My basic point was all water heaters require routine maintenance. I have no objection to the use of either a tank or tankless water heater!
Samuel James Witwicky
And my point is a tanked heater with out the maintenance still provides water pressure and hot water. The thing is it may fail prematurely and consume more energy to keep the water hot when it has not been maintained. Where as a tankless that is not maintained people will notice the water is not as hot, or the pressure gets really low.
I have a 40 gallon AO Smith electric water heater that has been running continuously for over 15 years now with ZERO maintainance, not even an element. And that is not unusual for water heaters at all. Hardly anyone ever services them with the exception of changing elements. Original cost of the tank, around 150 dollars back then.

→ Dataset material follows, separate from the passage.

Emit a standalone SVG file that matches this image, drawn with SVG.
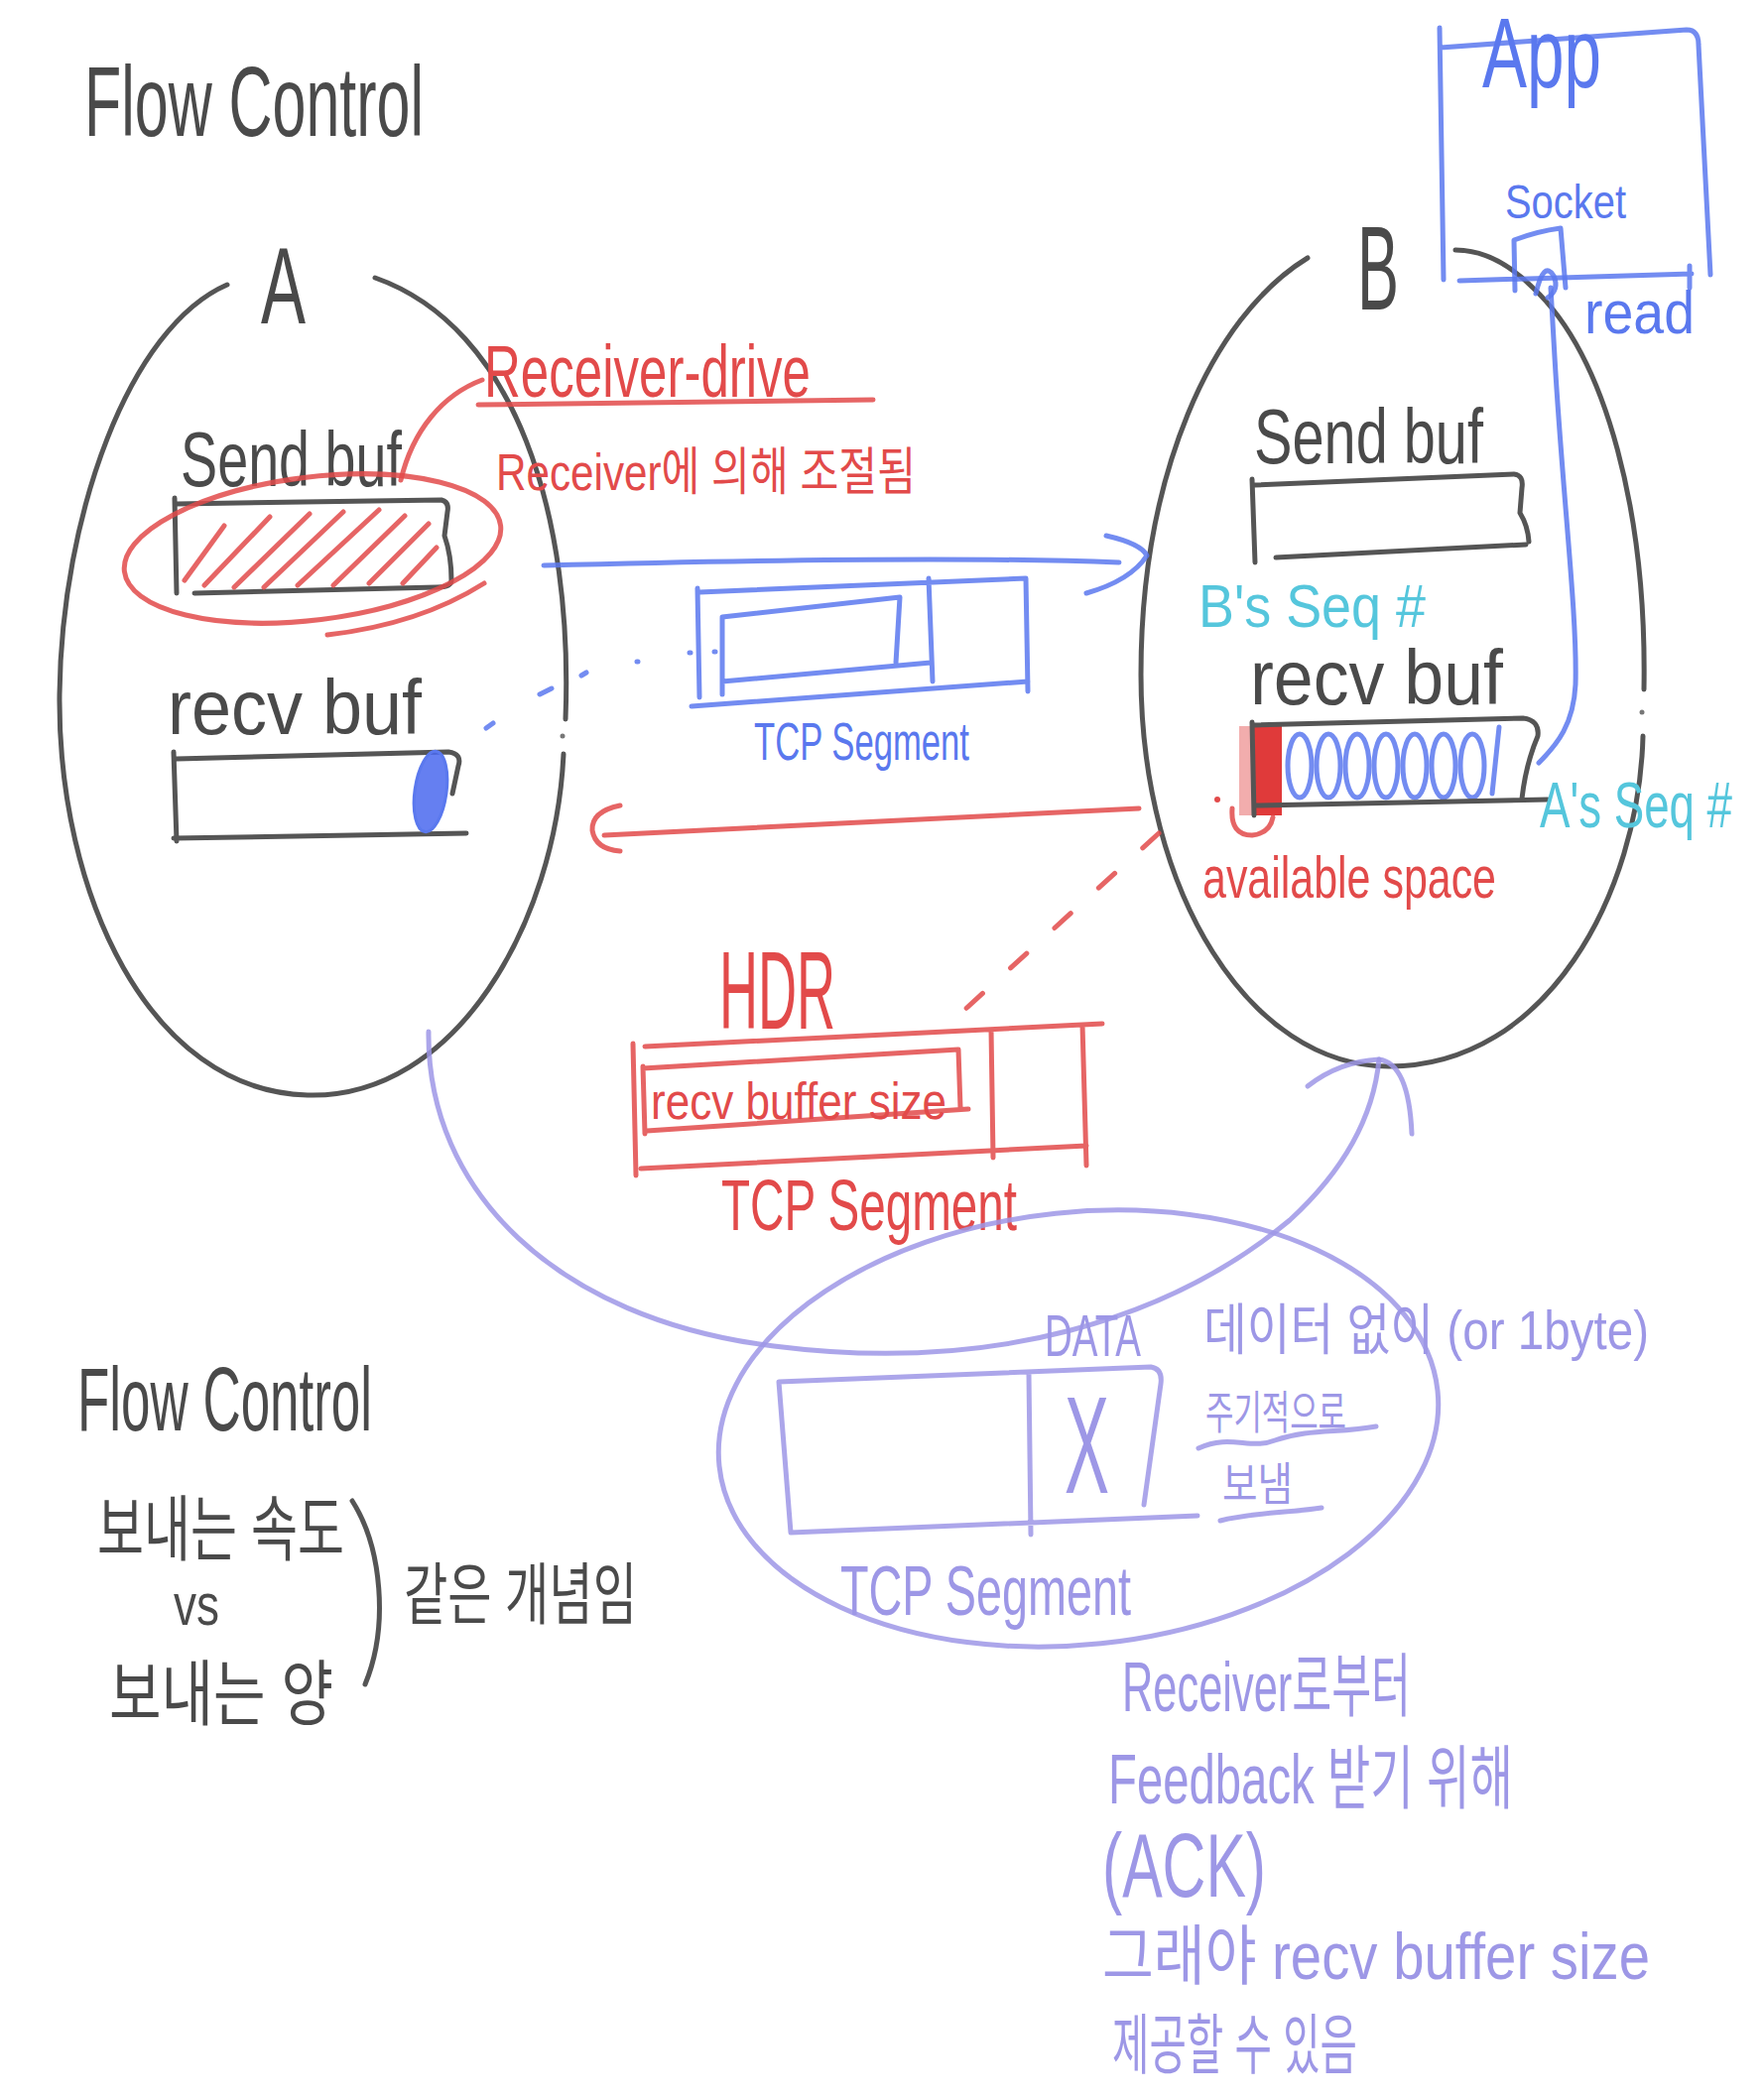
<svg xmlns="http://www.w3.org/2000/svg" width="1778" height="2116" viewBox="0 0 1778 2116">
<defs>
<style>
.p{fill:none;stroke-linecap:round;stroke-linejoin:round}
.k{stroke:#555;stroke-width:5}
.r{stroke:#e24a4a;stroke-width:5;stroke-opacity:.85}
.b{stroke:#5a78ee;stroke-width:5;stroke-opacity:.85}
.v{stroke:#9d97e6;stroke-width:5;stroke-opacity:.85}
text{font-family:"Liberation Sans","Noto Sans CJK KR",sans-serif}
.tk{fill:#4a4a4a}
.tr{fill:#e24a4a}
.tb{fill:#5a78ee}
.tc{fill:#55c6dc}
.tv{fill:#9d97e6}
</style>
</defs>
<rect width="1778" height="2116" fill="#fff"/>

<g id="title">
<text class="tk" x="85" y="137" font-size="100" textLength="342" lengthAdjust="spacingAndGlyphs">Flow Control</text>
</g>

<g id="hostA">
<path class="p k" d="M229 287 C130 330 62 520 60 700 C58 900 150 1100 310 1104 C460 1108 560 930 568 760 M570 725 C578 520 520 330 378 280"/>
<circle cx="567" cy="742" r="2.5" fill="#777"/>
<text class="tk" x="263" y="326" font-size="110" textLength="45" lengthAdjust="spacingAndGlyphs">A</text>
</g>

<g id="A-sendbuf">
<text class="tk" x="182" y="490" font-size="78" textLength="223" lengthAdjust="spacingAndGlyphs">Send buf</text>
<path class="p k" d="M176 502 L178 598 M178 508 L445 504 Q453 506 451 516 L448 540 Q455 560 455 585 Q455 592 440 592 L196 598"/>
<path class="p r" stroke-width="4" d="M186 585 L226 530 M206 590 L272 521 M236 592 L312 518 M266 592 L346 516 M300 590 L382 514 M336 590 L408 520 M372 588 L432 528 M406 588 L440 552"/>
</g>

<g id="A-recvbuf">
<text class="tk" x="169" y="740" font-size="78" textLength="256" lengthAdjust="spacingAndGlyphs">recv buf</text>
<path class="p k" d="M175 758 L178 848 M178 765 L452 758 Q466 760 462 772 L456 800 M175 845 L470 840"/>
<ellipse cx="434" cy="798" rx="16" ry="41" transform="rotate(8 434 798)" fill="#4a68ee" fill-opacity=".85" stroke="#5a78ee" stroke-width="3"/>
</g>

<g id="receiver-drive">
<ellipse class="p r" cx="315" cy="553" rx="191" ry="72" transform="rotate(-7 315 553)"/>
<path class="p r" d="M330 640 C400 632 450 612 488 588"/>
<path class="p r" d="M404 484 C416 434 446 398 486 383"/>
<text class="tr" x="488" y="400" font-size="74" textLength="329" lengthAdjust="spacingAndGlyphs">Receiver-drive</text>
<path class="p r" d="M482 408 L880 403"/>
<text class="tr" x="500" y="494" font-size="52" textLength="423" lengthAdjust="spacingAndGlyphs">Receiver에 의해 조절됨</text>
</g>

<g id="hostB">
<path class="p k" d="M1318 260 C1220 320 1150 480 1150 680 C1150 900 1260 1075 1400 1075 C1560 1075 1652 900 1656 742 M1657 695 C1660 520 1620 360 1545 290 C1520 265 1495 252 1467 252"/>
<circle cx="1655" cy="718" r="2.5" fill="#777"/>
<text class="tk" x="1368" y="312" font-size="120" textLength="42" lengthAdjust="spacingAndGlyphs">B</text>
</g>

<g id="B-sendbuf">
<text class="tk" x="1264" y="467" font-size="78" textLength="231" lengthAdjust="spacingAndGlyphs">Send buf</text>
<path class="p k" d="M1262 483 L1265 567 M1264 489 L1526 478 Q1536 479 1534 492 L1532 517 Q1540 530 1541 546 M1286 562 L1538 549"/>
<text class="tc" x="1208" y="632" font-size="62" textLength="229" lengthAdjust="spacingAndGlyphs">B's Seq #</text>
</g>

<g id="B-recvbuf">
<text class="tk" x="1260" y="710" font-size="78" textLength="255" lengthAdjust="spacingAndGlyphs">recv buf</text>
<rect x="1249" y="732" width="13" height="90" fill="#e24a4a" fill-opacity=".45"/>
<rect x="1262" y="730" width="30" height="92" fill="#e03a3a"/>
<g class="p b" stroke-width="4">
<ellipse cx="1310" cy="772" rx="12" ry="32"/>
<ellipse cx="1339" cy="772" rx="12" ry="32"/>
<ellipse cx="1368" cy="772" rx="12" ry="32"/>
<ellipse cx="1397" cy="772" rx="12" ry="32"/>
<ellipse cx="1426" cy="772" rx="12" ry="32"/>
<ellipse cx="1455" cy="772" rx="12" ry="32"/>
<ellipse cx="1484" cy="772" rx="12" ry="32"/>
<path d="M1511 733 L1504 800"/>
</g>
<path class="p k" d="M1262 728 L1264 822 M1264 731 L1535 724 Q1552 726 1550 742 Q1538 770 1534 805 M1266 812 L1560 806"/>
<path class="p r" d="M1242 815 Q1240 842 1262 842 Q1280 840 1283 824"/>
<circle cx="1227" cy="806" r="3" fill="#e24a4a"/>
<text class="tc" x="1552" y="834" font-size="64" textLength="194" lengthAdjust="spacingAndGlyphs">A's Seq #</text>
<text class="tr" x="1212" y="905" font-size="60" textLength="296" lengthAdjust="spacingAndGlyphs">available space</text>
</g>

<g id="app">
<path class="p b" d="M1451 28 L1455 282 M1452 48 L1700 30 Q1712 30 1712 45 L1724 277 M1471 283 L1705 276 M1703 268 L1703 290"/>
<text class="tb" x="1494" y="88" font-size="100" textLength="120" lengthAdjust="spacingAndGlyphs">App</text>
<text class="tb" x="1517" y="220" font-size="48" textLength="122" lengthAdjust="spacingAndGlyphs">Socket</text>
<path class="p b" d="M1527 293 L1526 242 Q1550 233 1573 230 L1578 290"/>
<path class="p b" d="M1548 296 Q1556 262 1566 278 Q1572 292 1560 300"/>
<text class="tb" x="1597" y="336" font-size="62" textLength="111" lengthAdjust="spacingAndGlyphs">read</text>
</g>

<g id="seg-data">
<path class="p b" d="M703 593 L705 703 M705 597 L1034 583 L1036 697 M697 712 L1036 687 M728 623 L728 700 M728 622 L907 602 L903 668 M728 687 L938 668 M936 583 L940 687"/>
<text class="tb" x="760" y="766" font-size="54" textLength="217" lengthAdjust="spacingAndGlyphs">TCP Segment</text>
</g>

<g id="seg-hdr">
<text class="tr" x="725" y="1037" font-size="112" textLength="117" lengthAdjust="spacingAndGlyphs">HDR</text>
<path class="p r" d="M638 1052 L641 1185 M650 1055 L1111 1032 M646 1178 L1095 1155 M999 1038 L1001 1167 M1091 1033 L1095 1175 M648 1075 L650 1143 M648 1077 L966 1058 L968 1117 M652 1140 L976 1118"/>
<text class="tr" x="656" y="1128" font-size="52" textLength="298" lengthAdjust="spacingAndGlyphs">recv buffer size</text>
<text class="tr" x="727" y="1240" font-size="72" textLength="298" lengthAdjust="spacingAndGlyphs">TCP Segment</text>
</g>

<g id="probe">
<ellipse class="p v" cx="1087" cy="1440" rx="364" ry="218" transform="rotate(-6 1087 1440)"/>
<path class="p v" d="M785 1393 L797 1545 M785 1393 L1160 1378 Q1172 1380 1170 1395 L1153 1517 M797 1545 L1207 1528 M1037 1385 L1039 1547"/>
<text class="tv" x="1053" y="1367" font-size="60" textLength="97" lengthAdjust="spacingAndGlyphs">DATA</text>
<text class="tv" x="1073" y="1505" font-size="140" textLength="45" lengthAdjust="spacingAndGlyphs">X</text>
<text class="tv" x="847" y="1628" font-size="70" textLength="293" lengthAdjust="spacingAndGlyphs">TCP Segment</text>
<text class="tv" x="1213" y="1360" font-size="56" textLength="449" lengthAdjust="spacingAndGlyphs">데이터 없이 (or 1byte)</text>
<text class="tv" x="1215" y="1440" font-size="46" textLength="142" lengthAdjust="spacingAndGlyphs">주기적으로</text>
<path class="p v" d="M1208 1460 C1240 1445 1260 1462 1285 1452 C1320 1440 1350 1445 1387 1438"/>
<text class="tv" x="1232" y="1512" font-size="46" textLength="71" lengthAdjust="spacingAndGlyphs">보냄</text>
<path class="p v" d="M1230 1533 C1260 1525 1300 1525 1332 1520"/>
</g>

<g id="notes">
<text class="tk" x="78" y="1442" font-size="90" textLength="297" lengthAdjust="spacingAndGlyphs">Flow Control</text>
<text class="tk" x="98" y="1567" font-size="72" textLength="249" lengthAdjust="spacingAndGlyphs">보내는 속도</text>
<text class="tk" x="175" y="1638" font-size="60" textLength="46" lengthAdjust="spacingAndGlyphs">vs</text>
<text class="tk" x="110" y="1733" font-size="72" textLength="226" lengthAdjust="spacingAndGlyphs">보내는 양</text>
<path class="p k" d="M355 1513 C385 1560 392 1640 368 1698"/>
<text class="tk" x="407" y="1632" font-size="68" textLength="235" lengthAdjust="spacingAndGlyphs">같은 개념임</text>
</g>

<g id="feedback">
<text class="tv" x="1131" y="1725" font-size="70" textLength="291" lengthAdjust="spacingAndGlyphs">Receiver로부터</text>
<text class="tv" x="1117" y="1818" font-size="70" textLength="408" lengthAdjust="spacingAndGlyphs">Feedback 받기 위해</text>
<text class="tv" x="1111" y="1912" font-size="90" textLength="165" lengthAdjust="spacingAndGlyphs">(ACK)</text>
<text class="tv" x="1111" y="1995" font-size="66" textLength="552" lengthAdjust="spacingAndGlyphs">그래야 recv buffer size</text>
<text class="tv" x="1121" y="2085" font-size="66" textLength="247" lengthAdjust="spacingAndGlyphs">제공할 수 있음</text>
</g>

<g id="connectors">
<path class="p b" d="M548 570 C700 566 950 560 1128 567"/>
<path class="p b" d="M1115 540 Q1150 548 1156 560 Q1140 585 1095 598"/>
<path class="p b" stroke-width="6" d="M490 734 L497 729 M544 700 L556 694 M586 681 L591 678 M642 667 L643 667 M695 658 L696 658 M720 657 L721 657"/>
<path class="p b" d="M1563 290 L1567 360 C1575 500 1590 620 1588 690 C1586 730 1570 750 1551 769"/>
<path class="p r" d="M1148 815 L609 842"/>
<path class="p r" d="M625 812 Q596 818 597 837 Q600 856 625 858"/>
<path class="p r" stroke-dasharray="22 38" d="M1168 840 L948 1040"/>
<path class="p v" d="M432 1040 C430 1200 560 1330 780 1357 C1000 1385 1180 1330 1300 1230 C1360 1175 1385 1120 1390 1068"/>
<path class="p v" d="M1318 1095 Q1350 1070 1390 1068 Q1420 1072 1423 1143"/>
</g>
</svg>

Though you probably should do periodic maintainance on them, mos folks never do. They will not get away with the same careless attitude with their tankless.
You couldn't even afford to have your tankless installed by a pro in a state that has laws prohibiting DIYer Plumbing in addition to voiding your manufacturers warrantee...
That is why I install Bradford White Hydrojet Water Heaters...
What is the difference between the Hydrojet® and other cold water inlet tubes?
Unlike a conventional dip tube where the water exits with weak diffusing action, water exits the Hydrojet® system in complete turbulence. This turbulence provides more efficient mixing, yielding the following benefits:
Water heaters with the Hydrojet® system don't have to work as hard or as often to maintain a maximum supply of hot water at the desired temperature.
The resulting decrease in energy consumption saves you money.
The turbulent action also puts sediment (lime, minerals) into suspension, cleaning the tank of harmful deposits every time there's a call for hot water.
... and then the exact same setup on the Hot Water outlet?